[What is asked] Scan the listing that follows and report how many lines contain "Convert". Write the number alone.

[Record excerpts]
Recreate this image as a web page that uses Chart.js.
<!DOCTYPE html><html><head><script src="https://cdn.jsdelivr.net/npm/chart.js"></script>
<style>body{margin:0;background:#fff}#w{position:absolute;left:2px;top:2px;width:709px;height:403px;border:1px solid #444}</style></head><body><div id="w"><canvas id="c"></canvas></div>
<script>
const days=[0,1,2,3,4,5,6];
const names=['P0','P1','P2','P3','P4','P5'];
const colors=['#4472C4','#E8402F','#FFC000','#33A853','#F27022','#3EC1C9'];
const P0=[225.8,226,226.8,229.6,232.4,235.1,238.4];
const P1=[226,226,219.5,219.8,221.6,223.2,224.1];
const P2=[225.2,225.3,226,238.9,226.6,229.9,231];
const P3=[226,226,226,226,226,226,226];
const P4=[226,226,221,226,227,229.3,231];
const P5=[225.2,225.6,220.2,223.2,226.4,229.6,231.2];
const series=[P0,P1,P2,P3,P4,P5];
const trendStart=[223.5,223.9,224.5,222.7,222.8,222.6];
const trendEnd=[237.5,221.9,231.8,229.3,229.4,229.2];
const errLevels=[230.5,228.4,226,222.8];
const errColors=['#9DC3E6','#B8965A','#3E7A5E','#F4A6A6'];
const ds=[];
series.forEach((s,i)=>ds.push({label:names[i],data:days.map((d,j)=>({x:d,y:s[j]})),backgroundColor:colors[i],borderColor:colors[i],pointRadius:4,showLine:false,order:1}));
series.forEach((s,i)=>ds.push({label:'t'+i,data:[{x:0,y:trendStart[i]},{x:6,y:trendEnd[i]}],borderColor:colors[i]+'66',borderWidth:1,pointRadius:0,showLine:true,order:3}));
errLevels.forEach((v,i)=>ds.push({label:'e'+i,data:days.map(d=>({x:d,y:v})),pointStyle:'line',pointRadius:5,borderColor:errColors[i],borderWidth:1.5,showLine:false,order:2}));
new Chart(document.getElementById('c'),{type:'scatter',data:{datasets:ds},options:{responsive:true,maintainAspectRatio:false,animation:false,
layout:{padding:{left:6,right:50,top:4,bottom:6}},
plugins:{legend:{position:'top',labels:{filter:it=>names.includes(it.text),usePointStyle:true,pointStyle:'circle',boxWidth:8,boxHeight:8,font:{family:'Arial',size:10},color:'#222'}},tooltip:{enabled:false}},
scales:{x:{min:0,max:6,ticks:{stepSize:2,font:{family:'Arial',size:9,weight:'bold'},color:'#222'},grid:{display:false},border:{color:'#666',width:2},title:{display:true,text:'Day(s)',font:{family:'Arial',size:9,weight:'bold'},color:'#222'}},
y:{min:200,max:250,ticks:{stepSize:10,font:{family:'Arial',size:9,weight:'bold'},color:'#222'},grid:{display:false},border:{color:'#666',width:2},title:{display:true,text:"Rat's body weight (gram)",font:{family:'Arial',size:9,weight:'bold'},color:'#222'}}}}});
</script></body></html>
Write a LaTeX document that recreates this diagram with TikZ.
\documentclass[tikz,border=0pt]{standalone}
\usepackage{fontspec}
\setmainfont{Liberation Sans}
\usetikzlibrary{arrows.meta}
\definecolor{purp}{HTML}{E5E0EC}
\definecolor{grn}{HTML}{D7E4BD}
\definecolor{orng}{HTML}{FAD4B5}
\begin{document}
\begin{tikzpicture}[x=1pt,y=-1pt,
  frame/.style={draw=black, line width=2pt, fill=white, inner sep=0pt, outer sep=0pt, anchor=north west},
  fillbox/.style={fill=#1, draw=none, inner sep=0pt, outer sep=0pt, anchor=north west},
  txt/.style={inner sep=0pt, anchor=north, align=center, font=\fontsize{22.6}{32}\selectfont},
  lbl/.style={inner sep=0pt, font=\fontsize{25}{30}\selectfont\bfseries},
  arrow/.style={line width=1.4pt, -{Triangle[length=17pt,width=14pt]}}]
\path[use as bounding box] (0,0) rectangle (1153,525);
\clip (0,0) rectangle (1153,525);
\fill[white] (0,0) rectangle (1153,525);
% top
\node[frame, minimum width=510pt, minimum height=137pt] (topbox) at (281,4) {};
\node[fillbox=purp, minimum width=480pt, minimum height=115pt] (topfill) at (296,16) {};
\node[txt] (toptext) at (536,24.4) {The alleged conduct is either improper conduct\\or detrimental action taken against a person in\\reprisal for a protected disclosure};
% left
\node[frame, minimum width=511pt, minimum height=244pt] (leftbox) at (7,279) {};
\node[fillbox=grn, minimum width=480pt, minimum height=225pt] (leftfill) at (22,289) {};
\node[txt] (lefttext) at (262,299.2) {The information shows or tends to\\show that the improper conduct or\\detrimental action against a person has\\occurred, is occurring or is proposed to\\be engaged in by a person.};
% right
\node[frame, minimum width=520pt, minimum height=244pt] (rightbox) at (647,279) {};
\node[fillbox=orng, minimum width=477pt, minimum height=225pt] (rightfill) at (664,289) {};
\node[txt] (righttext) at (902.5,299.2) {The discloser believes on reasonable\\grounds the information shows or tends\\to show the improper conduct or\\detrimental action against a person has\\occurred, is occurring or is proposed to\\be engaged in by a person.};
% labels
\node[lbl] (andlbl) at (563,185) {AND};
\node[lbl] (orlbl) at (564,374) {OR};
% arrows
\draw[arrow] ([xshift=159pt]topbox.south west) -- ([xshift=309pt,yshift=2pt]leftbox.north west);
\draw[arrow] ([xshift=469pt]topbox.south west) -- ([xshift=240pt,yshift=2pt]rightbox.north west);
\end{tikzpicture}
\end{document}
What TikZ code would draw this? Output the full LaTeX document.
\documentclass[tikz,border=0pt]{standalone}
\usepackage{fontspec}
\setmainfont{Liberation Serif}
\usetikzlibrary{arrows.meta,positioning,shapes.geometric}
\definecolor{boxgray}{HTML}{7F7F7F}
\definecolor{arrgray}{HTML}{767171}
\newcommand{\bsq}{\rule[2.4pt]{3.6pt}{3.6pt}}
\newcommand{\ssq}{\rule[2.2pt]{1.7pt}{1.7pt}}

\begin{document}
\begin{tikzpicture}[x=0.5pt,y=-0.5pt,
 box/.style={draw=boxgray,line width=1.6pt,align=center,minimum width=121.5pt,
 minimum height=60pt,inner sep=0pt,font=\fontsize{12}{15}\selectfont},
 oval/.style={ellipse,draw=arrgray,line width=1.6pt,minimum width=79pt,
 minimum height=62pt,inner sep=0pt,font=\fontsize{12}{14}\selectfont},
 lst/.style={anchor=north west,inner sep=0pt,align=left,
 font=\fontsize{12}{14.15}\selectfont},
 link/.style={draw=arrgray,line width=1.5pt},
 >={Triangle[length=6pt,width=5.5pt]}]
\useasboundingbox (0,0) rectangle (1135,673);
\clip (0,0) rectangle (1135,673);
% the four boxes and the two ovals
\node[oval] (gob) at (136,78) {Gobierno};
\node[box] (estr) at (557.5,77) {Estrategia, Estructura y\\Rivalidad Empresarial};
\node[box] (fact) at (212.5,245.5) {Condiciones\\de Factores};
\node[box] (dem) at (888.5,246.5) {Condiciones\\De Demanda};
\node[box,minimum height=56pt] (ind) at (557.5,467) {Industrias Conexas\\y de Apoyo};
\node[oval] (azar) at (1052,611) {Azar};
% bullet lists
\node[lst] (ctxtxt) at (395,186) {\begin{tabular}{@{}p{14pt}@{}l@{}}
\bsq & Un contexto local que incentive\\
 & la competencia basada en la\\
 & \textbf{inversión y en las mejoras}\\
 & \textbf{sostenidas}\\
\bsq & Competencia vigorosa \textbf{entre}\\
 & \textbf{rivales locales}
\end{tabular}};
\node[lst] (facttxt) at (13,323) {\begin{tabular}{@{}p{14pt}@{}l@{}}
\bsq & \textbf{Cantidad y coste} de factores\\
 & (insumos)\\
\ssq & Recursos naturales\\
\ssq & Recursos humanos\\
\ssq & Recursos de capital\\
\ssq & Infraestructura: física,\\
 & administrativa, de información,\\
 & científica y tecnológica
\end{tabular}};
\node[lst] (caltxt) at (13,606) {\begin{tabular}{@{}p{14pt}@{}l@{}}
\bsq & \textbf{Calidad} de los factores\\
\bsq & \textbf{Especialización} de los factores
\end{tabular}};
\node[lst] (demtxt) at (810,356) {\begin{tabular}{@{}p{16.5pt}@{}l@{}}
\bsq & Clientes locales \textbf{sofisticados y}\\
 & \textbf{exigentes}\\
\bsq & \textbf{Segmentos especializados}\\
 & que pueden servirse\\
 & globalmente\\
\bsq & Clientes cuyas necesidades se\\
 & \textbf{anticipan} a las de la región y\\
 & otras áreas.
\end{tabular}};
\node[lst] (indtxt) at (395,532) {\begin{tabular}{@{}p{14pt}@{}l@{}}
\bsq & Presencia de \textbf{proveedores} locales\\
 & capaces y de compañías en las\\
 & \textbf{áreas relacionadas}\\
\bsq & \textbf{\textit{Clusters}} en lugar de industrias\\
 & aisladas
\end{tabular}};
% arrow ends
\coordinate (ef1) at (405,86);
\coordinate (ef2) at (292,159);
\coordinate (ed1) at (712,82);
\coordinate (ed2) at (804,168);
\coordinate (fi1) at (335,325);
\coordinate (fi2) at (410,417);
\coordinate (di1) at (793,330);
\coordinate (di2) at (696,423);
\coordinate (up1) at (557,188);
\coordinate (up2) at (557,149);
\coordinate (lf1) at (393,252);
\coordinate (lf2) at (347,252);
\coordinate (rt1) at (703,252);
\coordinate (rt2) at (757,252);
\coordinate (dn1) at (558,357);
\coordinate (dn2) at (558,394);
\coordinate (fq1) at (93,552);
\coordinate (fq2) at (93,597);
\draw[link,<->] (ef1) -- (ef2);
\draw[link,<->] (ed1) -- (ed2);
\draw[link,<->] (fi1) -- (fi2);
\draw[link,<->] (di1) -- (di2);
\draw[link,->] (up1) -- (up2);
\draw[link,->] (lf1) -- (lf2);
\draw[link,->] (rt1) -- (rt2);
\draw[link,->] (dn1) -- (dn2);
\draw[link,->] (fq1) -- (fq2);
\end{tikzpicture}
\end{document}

--

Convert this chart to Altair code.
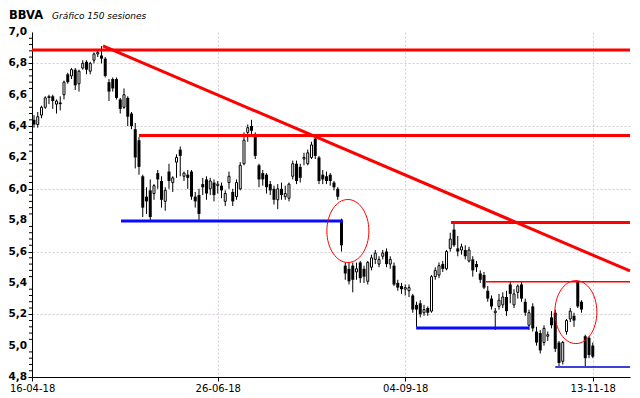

...

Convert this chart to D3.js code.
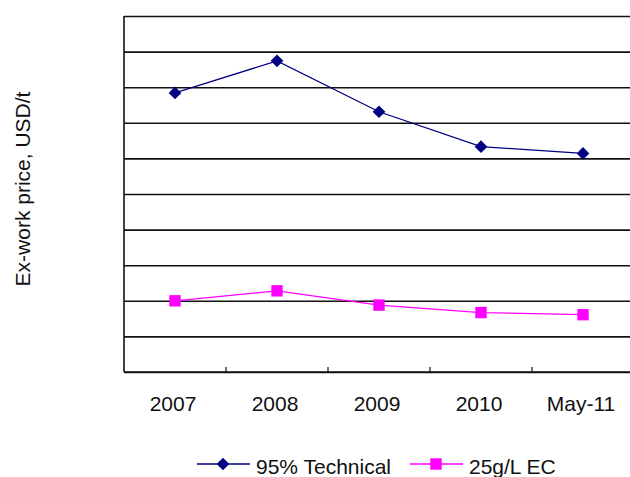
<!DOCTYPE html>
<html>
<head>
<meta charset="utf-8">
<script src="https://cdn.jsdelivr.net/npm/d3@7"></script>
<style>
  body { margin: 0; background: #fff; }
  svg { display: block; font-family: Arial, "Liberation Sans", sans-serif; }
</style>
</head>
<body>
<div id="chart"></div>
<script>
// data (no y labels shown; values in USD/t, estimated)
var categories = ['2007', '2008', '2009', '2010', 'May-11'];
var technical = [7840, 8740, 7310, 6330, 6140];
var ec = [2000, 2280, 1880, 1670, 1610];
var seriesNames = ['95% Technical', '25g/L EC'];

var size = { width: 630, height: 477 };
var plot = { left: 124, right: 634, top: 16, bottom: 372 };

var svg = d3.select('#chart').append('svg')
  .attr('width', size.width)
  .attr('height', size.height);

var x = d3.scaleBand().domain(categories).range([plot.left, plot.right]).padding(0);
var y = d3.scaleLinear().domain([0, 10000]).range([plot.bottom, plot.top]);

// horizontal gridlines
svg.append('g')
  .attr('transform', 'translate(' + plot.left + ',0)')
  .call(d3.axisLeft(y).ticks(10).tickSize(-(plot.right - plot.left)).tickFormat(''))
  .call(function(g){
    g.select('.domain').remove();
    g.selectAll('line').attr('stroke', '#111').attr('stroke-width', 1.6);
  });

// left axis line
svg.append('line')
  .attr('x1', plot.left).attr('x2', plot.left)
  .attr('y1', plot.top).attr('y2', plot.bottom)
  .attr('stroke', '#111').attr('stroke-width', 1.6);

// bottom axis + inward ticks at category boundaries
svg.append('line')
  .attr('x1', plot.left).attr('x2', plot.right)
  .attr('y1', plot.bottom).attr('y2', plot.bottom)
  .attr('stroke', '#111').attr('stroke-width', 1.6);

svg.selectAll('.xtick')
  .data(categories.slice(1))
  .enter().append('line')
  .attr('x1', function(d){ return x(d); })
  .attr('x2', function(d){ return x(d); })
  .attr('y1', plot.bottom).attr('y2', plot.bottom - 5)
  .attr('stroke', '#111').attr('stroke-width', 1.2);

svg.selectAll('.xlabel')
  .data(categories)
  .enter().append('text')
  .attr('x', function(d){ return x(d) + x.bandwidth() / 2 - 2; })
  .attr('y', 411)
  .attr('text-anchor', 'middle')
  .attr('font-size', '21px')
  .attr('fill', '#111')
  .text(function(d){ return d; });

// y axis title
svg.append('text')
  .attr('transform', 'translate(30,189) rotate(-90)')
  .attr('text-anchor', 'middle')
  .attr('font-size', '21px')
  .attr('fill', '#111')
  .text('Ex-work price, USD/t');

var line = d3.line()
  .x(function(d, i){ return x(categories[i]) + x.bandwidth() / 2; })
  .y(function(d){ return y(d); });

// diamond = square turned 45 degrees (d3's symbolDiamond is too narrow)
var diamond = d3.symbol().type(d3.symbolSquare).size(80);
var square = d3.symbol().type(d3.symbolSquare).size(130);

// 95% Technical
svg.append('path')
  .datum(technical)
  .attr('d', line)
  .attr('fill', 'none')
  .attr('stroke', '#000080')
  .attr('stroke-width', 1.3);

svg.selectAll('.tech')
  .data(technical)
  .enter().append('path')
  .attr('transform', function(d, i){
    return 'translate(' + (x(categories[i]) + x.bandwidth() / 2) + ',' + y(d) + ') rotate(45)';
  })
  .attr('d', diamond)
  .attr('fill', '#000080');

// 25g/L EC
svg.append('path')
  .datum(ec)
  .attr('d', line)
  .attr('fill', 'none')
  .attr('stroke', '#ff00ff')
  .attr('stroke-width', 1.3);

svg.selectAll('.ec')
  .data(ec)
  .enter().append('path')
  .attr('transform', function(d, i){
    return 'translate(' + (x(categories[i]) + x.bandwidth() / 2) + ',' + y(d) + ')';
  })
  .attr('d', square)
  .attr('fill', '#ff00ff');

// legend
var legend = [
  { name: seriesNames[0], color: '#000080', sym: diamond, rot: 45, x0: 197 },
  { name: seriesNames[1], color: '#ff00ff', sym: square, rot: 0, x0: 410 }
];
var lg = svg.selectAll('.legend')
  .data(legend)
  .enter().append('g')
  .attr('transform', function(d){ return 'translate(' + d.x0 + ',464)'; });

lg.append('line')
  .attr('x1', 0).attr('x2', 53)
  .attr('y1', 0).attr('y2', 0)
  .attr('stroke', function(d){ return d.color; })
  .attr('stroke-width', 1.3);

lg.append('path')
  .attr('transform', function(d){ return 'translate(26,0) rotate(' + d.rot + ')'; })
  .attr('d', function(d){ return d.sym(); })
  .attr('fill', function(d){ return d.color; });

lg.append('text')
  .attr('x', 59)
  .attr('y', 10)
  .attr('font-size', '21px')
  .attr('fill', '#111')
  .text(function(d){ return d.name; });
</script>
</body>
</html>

[The result] 2